Given problem –
Copy out, with no alterations, the lines below running from the one containing "Clone this chart in Plotly." to the one containing "import plotly.graph_objects as go", inclusive at each end; pictures are omitted.

Data records –
◆ ◆ ◆ ◆ ◆ ◆ ◆
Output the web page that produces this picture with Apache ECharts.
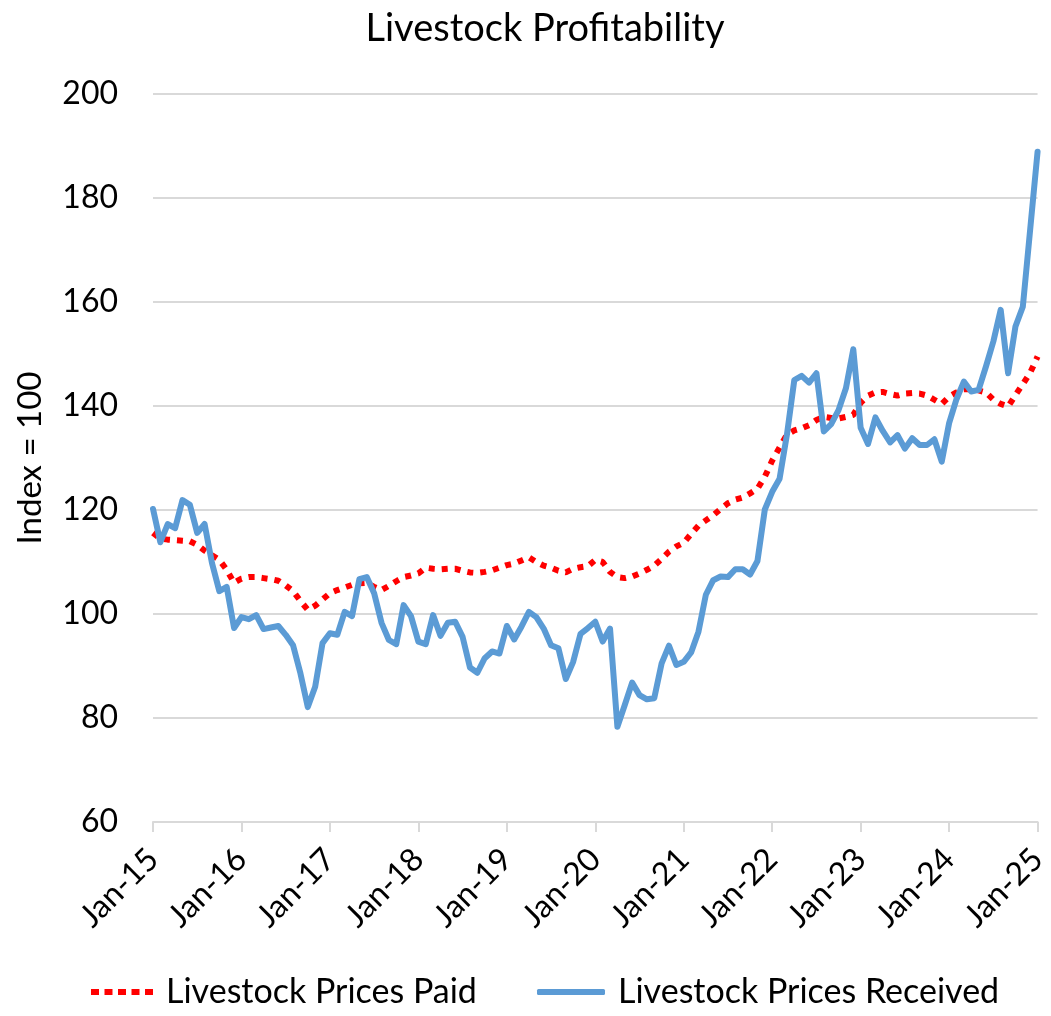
<!DOCTYPE html>
<html>
<head>
<meta charset="utf-8">
<script src="https://cdn.jsdelivr.net/npm/echarts@6/dist/echarts.min.js"></script>
<style>
html,body{margin:0;padding:0;background:#fff;}
#chart{width:1051px;height:1016px;}
</style>
</head>
<body>
<div id="chart"></div>
<script>
const monthNames = ['Jan','Feb','Mar','Apr','May','Jun','Jul','Aug','Sep','Oct','Nov','Dec'];
const years = ['15','16','17','18','19','20','21','22','23','24','25'];
const categories = [];
years.forEach(function (y, i) {
  monthNames.forEach(function (m, j) {
    if (i < years.length - 1 || j === 0) categories.push(m + '-' + y);
  });
});

const yTicks = [60, 80, 100, 120, 140, 160, 180, 200];

const pricesPaid = [
  115.6,114.5,114.3,114.2,114.1,114.0,113.3,112.2,111.3,110.4,108.5,106.0,
  106.8,107.1,107.1,106.9,106.7,106.4,105.5,104.4,102.5,100.8,101.6,102.8,
  104.0,104.6,105.1,105.6,105.9,106.0,105.2,104.6,105.4,106.3,107.1,107.4,
  107.8,108.9,108.7,108.6,108.7,108.7,108.3,108.0,107.9,108.1,108.4,108.9,
  109.4,109.7,110.3,110.9,110.0,109.3,108.9,108.3,108.0,108.7,109.0,109.2,
  110.4,110.0,108.1,107.1,106.9,107.2,107.8,108.5,109.3,110.6,112.0,113.0,
  113.7,115.4,117.0,118.0,119.0,120.2,121.3,122.0,122.4,123.2,124.1,126.4,
  129.5,132.0,134.5,135.3,135.7,136.3,137.3,137.9,137.7,137.6,137.9,138.3,
  140.6,142.0,142.6,142.7,142.3,142.0,142.4,142.5,142.4,142.0,141.2,140.4,
  141.8,142.6,143.2,143.2,143.0,142.6,141.2,140.4,139.9,142.1,144.2,146.4,
  149.5
];

const pricesReceived = [
  120.2,113.8,117.3,116.5,121.9,121.0,115.6,117.3,109.8,104.4,105.2,97.3,
  99.4,99.0,99.8,97.1,97.4,97.7,96.0,94.0,88.6,82.1,86.0,94.4,
  96.3,96.0,100.4,99.6,106.7,107.1,104.0,98.3,95.0,94.2,101.7,99.6,
  94.7,94.2,99.8,95.8,98.3,98.5,95.6,89.7,88.7,91.5,92.8,92.4,
  97.7,95.1,97.6,100.4,99.4,97.2,94.0,93.4,87.5,90.8,96.2,97.3,
  98.5,94.7,97.2,78.3,82.5,86.8,84.4,83.6,83.8,90.5,93.9,90.2,
  90.8,92.6,96.6,103.7,106.5,107.2,107.1,108.6,108.6,107.6,110.2,120.1,
  123.5,126.0,134.5,145.0,145.8,144.5,146.3,135.1,136.5,139.2,143.4,150.9,
  135.8,132.7,137.8,135.2,133.0,134.4,131.8,133.8,132.5,132.5,133.6,129.3,
  136.7,141.3,144.7,142.8,143.1,147.6,152.4,158.5,146.3,155.3,159.1,174.0,
  188.9
];

const FONT = 'Lato, "Open Sans", sans-serif';
const legendText = {fontFamily: FONT, fontSize: 34, color: '#000', padding: [0, 0, 0, 8]};
const chart = echarts.init(document.getElementById('chart'), null, {renderer: 'canvas'});
chart.setOption({
  animation: false,
  backgroundColor: '#ffffff',
  title: {
    text: 'Livestock Profitability',
    left: 540,
    textAlign: 'center',
    top: 5,
    textStyle: {fontFamily: FONT, fontSize: 38, fontWeight: 'normal', color: '#000'}
  },
  legend: [
    {
      bottom: 2,
      left: 86,
      itemWidth: 62,
      itemHeight: 6,
      textStyle: legendText,
      data: [
        {name: 'Livestock Prices Paid', icon: 'path://M0,0H8V6H0Z M13.5,0H21.5V6H13.5Z M27,0H35V6H27Z M40.5,0H48.5V6H40.5Z M54,0H62V6H54Z'}
      ]
    },
    {
      bottom: 2,
      left: 532,
      itemWidth: 68,
      itemHeight: 6,
      textStyle: legendText,
      data: [
        {name: 'Livestock Prices Received', icon: 'roundRect'}
      ]
    }
  ],
  grid: {left: 153, right: 8, top: 94, bottom: 194, containLabel: false},
  xAxis: {
    type: 'category',
    data: categories,
    boundaryGap: false,
    axisLine: {lineStyle: {color: '#D9D9D9', width: 2}},
    axisTick: {show: true, interval: 11, length: 10, lineStyle: {color: '#D9D9D9', width: 2}},
    axisLabel: {
      interval: 11, rotate: 45, margin: 32,
      fontFamily: FONT, fontSize: 32, color: '#000'
    },
    splitLine: {show: false}
  },
  yAxis: {
    type: 'value',
    min: yTicks[0],
    max: yTicks[yTicks.length - 1],
    interval: 20,
    name: 'Index = 100',
    nameLocation: 'middle',
    nameGap: 106,
    nameTextStyle: {fontFamily: FONT, fontSize: 33, color: '#000'},
    axisLine: {show: false},
    axisTick: {show: false},
    axisLabel: {margin: 35, fontFamily: FONT, fontSize: 32, color: '#000'},
    splitLine: {lineStyle: {color: '#D9D9D9', width: 2}}
  },
  series: [
    {
      name: 'Livestock Prices Paid',
      type: 'line',
      data: pricesPaid,
      showSymbol: false,
      symbol: 'none',
      smooth: false,
      color: '#FF0000',
      lineStyle: {color: '#FF0000', width: 6, type: [6, 7], cap: 'butt'},
      z: 3
    },
    {
      name: 'Livestock Prices Received',
      type: 'line',
      data: pricesReceived,
      showSymbol: false,
      symbol: 'none',
      smooth: false,
      color: '#5B9BD5',
      lineStyle: {color: '#5B9BD5', width: 6, cap: 'round', join: 'round'},
      z: 4
    }
  ]
});
</script>
</body>
</html>
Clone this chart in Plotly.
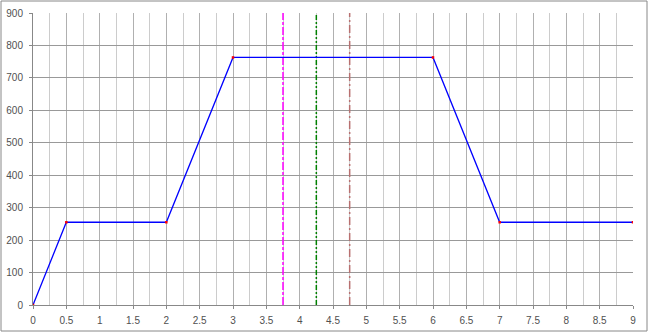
import plotly.graph_objects as go

# data
x_vals = [0, 0.5, 2, 3, 6, 7, 9]
y_vals = [0, 255, 255, 763, 763, 255, 255]
vline_x = [3.75, 4.25, 4.75]
vline_colors = ["#ff00ff", "#008000", "#b87070"]
vline_dash = ["8px,2px,3px,2px", "5px,2px,2px,2px,2px,2px", "8px,3px,2px,3px"]
x_tickvals = [0, 0.5, 1, 1.5, 2, 2.5, 3, 3.5, 4, 4.5, 5, 5.5, 6, 6.5, 7, 7.5, 8, 8.5, 9]
x_ticktext = ["0", "0.5", "1", "1.5", "2", "2.5", "3", "3.5", "4", "4.5", "5", "5.5", "6", "6.5", "7", "7.5", "8", "8.5", "9"]
y_tickvals = [0, 100, 200, 300, 400, 500, 600, 700, 800, 900]

W, H = 649, 333
ML, MR, MT, MB = 33, 16, 13, 28
pw, ph = W - ML - MR, H - MT - MB

fig = go.Figure()
for vx, c, d in zip(vline_x, vline_colors, vline_dash):
    fig.add_trace(go.Scatter(x=[vx, vx], y=[0, 900], mode="lines",
                             line=dict(color=c, width=1.5, dash=d),
                             showlegend=False, hoverinfo="skip"))
fig.add_trace(go.Scatter(x=x_vals, y=y_vals, mode="lines+markers",
                         line=dict(color="#0000ff", width=1.3),
                         marker=dict(color="#ff0000", size=2.5, symbol="square"),
                         showlegend=False))

font = dict(family="Liberation Sans", size=10, color="#505050")
fig.update_xaxes(range=[0, 9], tickvals=x_tickvals, ticktext=x_ticktext,
                 showgrid=True, gridcolor="#b0b0b0", gridwidth=1,
                 minor=dict(dtick=0.25, showgrid=True, gridcolor="#cccccc", gridwidth=1),
                 showline=True, linecolor="#888888", linewidth=1,
                 ticks="outside", ticklen=3, tickcolor="#888888",
                 ticklabelstandoff=3, automargin=False,
                 zeroline=False, tickfont=font)
fig.update_yaxes(range=[0, 900], tickvals=y_tickvals,
                 showgrid=True, gridcolor="#999999", gridwidth=1,
                 showline=True, linecolor="#888888", linewidth=1,
                 ticks="outside", ticklen=3, tickcolor="#888888",
                 ticklabelstandoff=4, automargin=False,
                 zeroline=False, tickfont=font)

fig.add_shape(type="rect", xref="paper", yref="paper",
              x0=(1 - ML) / pw, x1=(W - 2 - ML) / pw,
              y0=-(MB - 2) / ph,
              y1=1 + (MT - 1) / ph,
              line=dict(color="#888888", width=1), layer="below")

fig.update_layout(width=W, height=H, margin=dict(l=ML, r=MR, t=MT, b=MB),
                  plot_bgcolor="white", paper_bgcolor="white")
fig.write_html("out.html")
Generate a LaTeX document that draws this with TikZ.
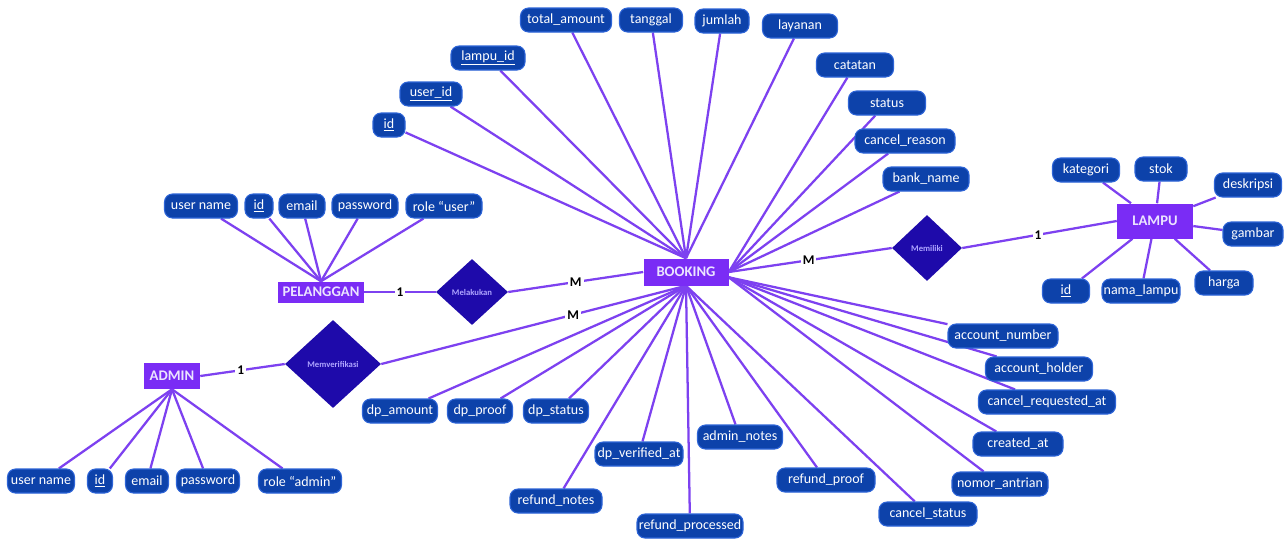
◆ ◆ ◆ ◆ ◆ ◆ ◆
Reply –
Clone this chart in Plotly.
import plotly.graph_objects as go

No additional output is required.